Anne Longfield, Children’s Commissioner for England, is today (Saturday) publishing analysis of the extent of child vulnerability around the country, warning that much of it is hidden from sight under lockdown.
The Children’s Commissioner’s local area profiles of child vulnerability will help national government and councils identify how many vulnerable children there are in each local authority area, and highlight groups at heightened risk during the coronavirus emergency – such as those in overcrowded or inadequate accommodation, with fragile parents, young carers, or without internet access. This analysis is being used to inform the Government’s work to create a dashboard by which it can monitor the safety and care of vulnerable children and young people through the coronavirus crisis.
Hundreds of thousands of children in England are living with a cocktail of secondary risks that Covid-19 may exacerbate: lack of food in the house, homelessness, sofa-surfing or living in cramped living conditions, neglect, domestic abuse, substance abuse and parental mental health problems.
The matrix of local child need is the latest stage in a 3-year project by the Children’s Commissioner to ask: if society doesn’t know how many vulnerable children there are, how can it do enough to help them? Her 2017 Vulnerability Report was the first attempt to gather all the available data into one place, and this project remains the only comprehensive data on all risks to children in England.

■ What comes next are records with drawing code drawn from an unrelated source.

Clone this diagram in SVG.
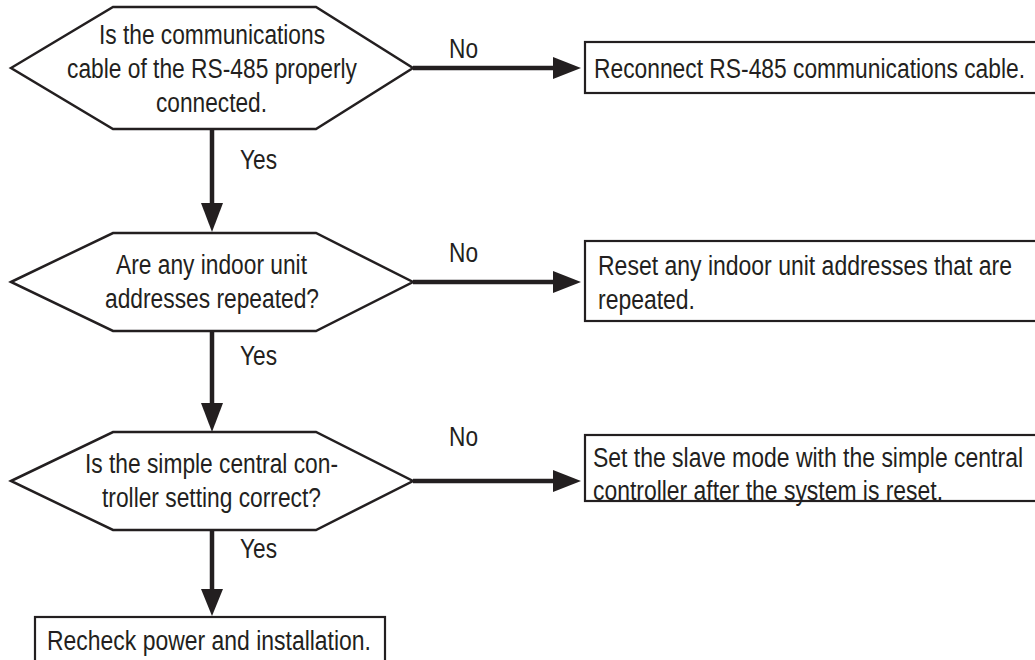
<svg xmlns="http://www.w3.org/2000/svg" width="1035" height="660" viewBox="0 0 1035 660">
<defs>
<style>
.shape{fill:#fff;stroke:#231f20;stroke-width:2.5}
.box{fill:#fff;stroke:#231f20;stroke-width:2.2}
.conn{stroke:#231f20;stroke-width:4.5;fill:none}
.head{fill:#231f20}
text{font-family:"Liberation Sans",Arial,sans-serif;font-size:27px;fill:#231f20}
</style>
</defs>
<rect width="1035" height="660" fill="#fff"/>
<g id="connectors">
<line class="conn" x1="413" y1="68" x2="556" y2="68"/>
<polygon class="head" points="553,57 581,68 553,79"/>
<line class="conn" x1="212" y1="129" x2="212" y2="206"/>
<polygon class="head" points="201,203 212,232 223,203"/>
<line class="conn" x1="413" y1="282" x2="556" y2="282"/>
<polygon class="head" points="553,271 581,282 553,293"/>
<line class="conn" x1="212" y1="331" x2="212" y2="406"/>
<polygon class="head" points="201,403 212,432 223,403"/>
<line class="conn" x1="413" y1="481" x2="556" y2="481"/>
<polygon class="head" points="553,470 581,481 553,492"/>
<line class="conn" x1="212" y1="530" x2="212" y2="592"/>
<polygon class="head" points="201,589 212,616 223,589"/>
<text x="449" y="58" textLength="29" lengthAdjust="spacingAndGlyphs">No</text>
<text x="240" y="169" textLength="37" lengthAdjust="spacingAndGlyphs">Yes</text>
<text x="449" y="262" textLength="29" lengthAdjust="spacingAndGlyphs">No</text>
<text x="240" y="365" textLength="37" lengthAdjust="spacingAndGlyphs">Yes</text>
<text x="449" y="446" textLength="29" lengthAdjust="spacingAndGlyphs">No</text>
<text x="240" y="558" textLength="37" lengthAdjust="spacingAndGlyphs">Yes</text>
</g>
<g id="q1">
<polygon class="shape" points="11,68 113,7 316,7 413,68 316,129 113,129"/>
<text x="99" y="44" textLength="226" lengthAdjust="spacingAndGlyphs">Is the communications</text>
<text x="67" y="78" textLength="290" lengthAdjust="spacingAndGlyphs">cable of the RS-485 properly</text>
<text x="156" y="112" textLength="111" lengthAdjust="spacingAndGlyphs">connected.</text>
</g>
<g id="a1">
<rect class="box" x="585" y="42" width="470" height="51"/>
<text x="594" y="78" textLength="431" lengthAdjust="spacingAndGlyphs">Reconnect RS-485 communications cable.</text>
</g>
<g id="q2">
<polygon class="shape" points="11,282 113,233 316,233 413,282 316,331 113,331"/>
<text x="116" y="274" textLength="191" lengthAdjust="spacingAndGlyphs">Are any indoor unit</text>
<text x="105" y="308" textLength="214" lengthAdjust="spacingAndGlyphs">addresses repeated?</text>
</g>
<g id="a2">
<rect class="box" x="585" y="241" width="470" height="80"/>
<text x="598" y="275" textLength="414" lengthAdjust="spacingAndGlyphs">Reset any indoor unit addresses that are</text>
<text x="598" y="309" textLength="97" lengthAdjust="spacingAndGlyphs">repeated.</text>
</g>
<g id="q3">
<polygon class="shape" points="11,481 113,432 316,432 413,481 316,530 113,530"/>
<text x="85" y="473" textLength="253" lengthAdjust="spacingAndGlyphs">Is the simple central con-</text>
<text x="102" y="507" textLength="219" lengthAdjust="spacingAndGlyphs">troller setting correct?</text>
</g>
<g id="a3">
<rect class="box" x="585" y="435" width="470" height="66"/>
<text x="593" y="467" textLength="430" lengthAdjust="spacingAndGlyphs">Set the slave mode with the simple central</text>
<text x="593" y="500" textLength="350" lengthAdjust="spacingAndGlyphs">controller after the system is reset.</text>
</g>
<g id="end">
<rect class="box" x="35" y="617" width="350" height="60"/>
<text x="47" y="650" textLength="324" lengthAdjust="spacingAndGlyphs">Recheck power and installation.</text>
</g>
</svg>
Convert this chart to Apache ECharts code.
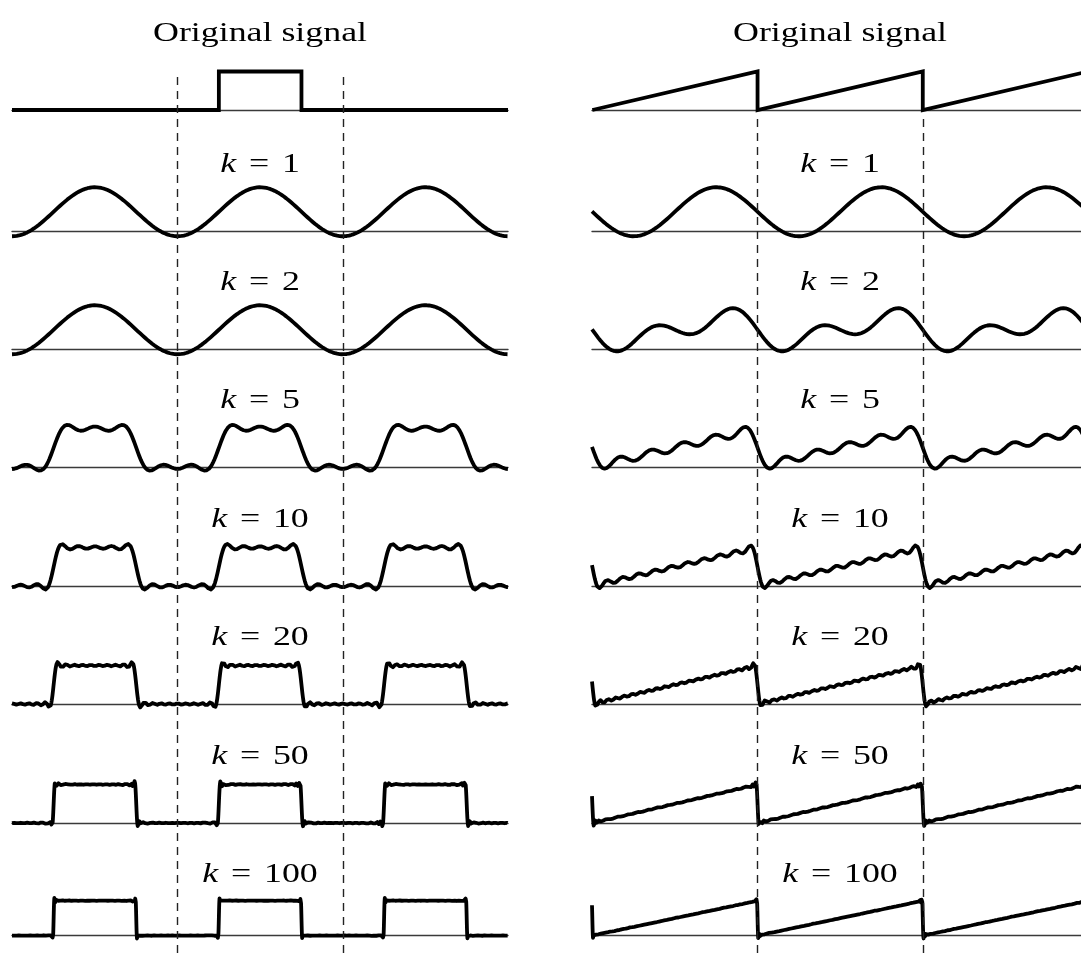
<!DOCTYPE html>
<html>
<head>
<meta charset="utf-8">
<style>
  html, body { margin: 0; padding: 0; background: #fff; overflow: hidden; }
  #main { width: 1100px; height: 953px; }
</style>
<script src="https://cdn.jsdelivr.net/npm/echarts@6/dist/echarts.min.js"></script>
</head>
<body>
<div id="main"></div>
<script>
// ---- data ----
const kValues = [1, 2, 5, 10, 20, 50, 100];   // number of harmonics kept
const pulseEdges = [1.25, 1.75];             // square pulse (middle period only)
const rampStarts = [0, 1, 2];                // sawtooth: one ramp per period
const dividers = [1, 2];                     // dashed period boundaries
const xRange = [-0.002, 3];                  // three periods shown
const columnTitle = 'Original signal';

// ---- partial Fourier sums of the two signals ----
function squareSum(x, k) {
  let y = 0.5;
  for (let n = 1; n <= k; n++) {
    y += (2 / (n * Math.PI)) * Math.sin(n * Math.PI / 2) * Math.cos(2 * Math.PI * n * (x - 0.5));
  }
  return y;
}
function sawSum(x, k) {
  let y = 0.5;
  for (let n = 1; n <= k; n++) {
    const w = n === k ? 2 : 1;
    y -= w * Math.sin(2 * Math.PI * n * x) / (n * Math.PI);
  }
  return y;
}
function sample(fn, k) {
  const N = 5000, out = [];
  for (let i = 0; i <= N; i++) {
    const x = xRange[0] + (xRange[1] - xRange[0]) * i / N;
    out.push([x, fn(x, k)]);
  }
  return out;
}

const squareOriginal = [[xRange[0], 0], [pulseEdges[0], 0], [pulseEdges[0], 1],
  [pulseEdges[1], 1], [pulseEdges[1], 0], [xRange[1], 0]];
const sawOriginal = [];
rampStarts.forEach(s => {
  sawOriginal.push([s, 0], [s + 1, 1]);
  if (s + 1 < xRange[1]) sawOriginal.push([s + 1, 0]);
});

// ---- layout ----
const baselines = [110, 231, 349, 467, 586, 704, 823, 941];
const colLeft = [12, 592];
const colCenter = [260, 840];
const colWidth = 496;
const unit = 38.5;
const serif = "'Liberation Serif', 'Times New Roman', serif";

const grids = [], xAxes = [], yAxes = [], series = [], graphics = [];

function addPanel(col, row, data, smooth) {
  const idx = grids.length;
  grids.push({ left: colLeft[col], width: colWidth, top: baselines[row] - 1.5 * unit, height: 2 * unit });
  xAxes.push({
    gridIndex: idx, type: 'value', min: xRange[0], max: xRange[1],
    axisLine: { show: true, onZero: true, lineStyle: { color: '#3a3a3a', width: 1.4 } },
    axisTick: { show: false }, axisLabel: { show: false }, splitLine: { show: false }
  });
  yAxes.push({ gridIndex: idx, type: 'value', min: -0.5, max: 1.5, show: false });
  series.push({
    type: 'line', xAxisIndex: idx, yAxisIndex: idx, data: data,
    showSymbol: false, symbol: 'none', sampling: 'none', silent: true, animation: false,
    lineStyle: { color: '#000', width: 3.8, join: smooth ? 'round' : 'miter' },
    z: 3
  });
}

function addLabel(cx, y, text) {
  graphics.push({
    type: 'text', x: cx, y: y, scaleX: 1.28, silent: true,
    style: {
      text: text, fill: '#000', fontSize: 28, fontFamily: serif,
      align: 'center', verticalAlign: 'middle',
      rich: {
        i: { fontSize: 28, fontFamily: serif, fontStyle: 'italic', fill: '#000' },
        e: { fontSize: 28, fontFamily: serif, fill: '#000', padding: [0, 3] }
      }
    }
  });
}

[0, 1].forEach(col => {
  addPanel(col, 0, col === 0 ? squareOriginal : sawOriginal, false);
  addLabel(colCenter[col], baselines[0] - 67 - 9.5, columnTitle);
  kValues.forEach((k, i) => {
    addPanel(col, i + 1, sample(col === 0 ? squareSum : sawSum, k), true);
    addLabel(colCenter[col], baselines[i + 1] - 57 - 9.5, '{i|k} {e|=} ' + k);
  });
  // full-height grid carrying the dashed period boundaries
  const idx = grids.length;
  const top = col === 0 ? 72 : 113;
  grids.push({ left: colLeft[col], width: colWidth, top: top, height: 953 - top });
  xAxes.push({ gridIndex: idx, type: 'value', min: xRange[0], max: xRange[1], show: false });
  yAxes.push({ gridIndex: idx, type: 'value', min: 0, max: 1, show: false });
  series.push({
    type: 'line', xAxisIndex: idx, yAxisIndex: idx, data: [],
    showSymbol: false, silent: true, animation: false,
    markLine: {
      silent: true, symbol: 'none', animation: false,
      label: { show: false },
      lineStyle: { color: '#222', width: 1.4, type: [8, 6] },
      data: dividers.map(d => ({ xAxis: d }))
    },
    z: 1
  });
});

const chart = echarts.init(document.getElementById('main'));
chart.setOption({
  backgroundColor: '#fff',
  animation: false,
  grid: grids,
  xAxis: xAxes,
  yAxis: yAxes,
  series: series,
  graphic: graphics
});
</script>
</body>
</html>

The coronavirus crisis brings into sharp focus both the dangers of vulnerable children falling through gaps in services and policy, and the value of good data from the front line in order to identify where help is needed.
Real-time data has been at the heart of the Government’s battle against Covid-19. The Children’s Commissioner is calling for the same capabilities to be deployed to identify children at risk as the crisis unfolds, especially those who may not be getting help as social work and other services are pared back.
The lockdown has removed most of the usual ways of identifying children at risk. The Secretary of State for Education has this week written to school leaders and local authorities setting out the importance of encouraging vulnerable children into school, which is a very welcome step. However, the great majority of children with a social worker are not attending school, and other community hubs – such as doctor’s surgeries, youth centres, children’s centres and libraries – are closed. Some schools are working with councils to ensure that all children known to be vulnerable are still being seen by professionals; the Children’s Commissioner wants this replicated throughout the country.
In this new environment, real-time data from the police on domestic abuse call-outs, children going missing, or county lines activity; from the NHS on births and A&E attendances; from DWP on new applications for Universal Credit or UC advances for families with children; or from MHCLG on families applying for homelessness support, should be leveraged to give local services some of the missing critical intelligence they need to know which families may not be coping and need help.
In the coming weeks, the Children’s Commissioner will be publishing a series of reports looking into particular groups of children acutely vulnerable under lockdown, such as babies and troubled teens.
Anne Longfield, Children’s Commissioner for England, said:
“The coronavirus emergency has put hundreds of thousands of vulnerable children in England at heightened risk. While the Government’s decision to keep schools open for the most vulnerable children is welcome, sadly most of them are just not showing up. They are most likely at home, often exposed to a cocktail of secondary risks – a lack of food in the house, sofa-surfing or cramped living conditions, neglect, or experiencing acute difficulties due to parental domestic violence, substance abuse and mental health problems. Many will be caring for parents or siblings themselves in these incredibly difficult circumstances.
“I applaud the efforts of some schools and councils to ensure vulnerable children are still being visited by teachers or social workers. I’d like to see this extend throughout the country.
“Our figures on local need lay bare the extent and nature of child vulnerability in each area, and the extraordinary pressures on some councils to try and protect them all.
“I believe that with the right will, government – local and national – could ensure that all vulnerable children are seen and contact is maintained, harnessing if necessary the efforts of suitable volunteers, those from services which are currently closed or who are recently retired from child-facing work.
“It is essential that children who need help are identified and given the help they need.”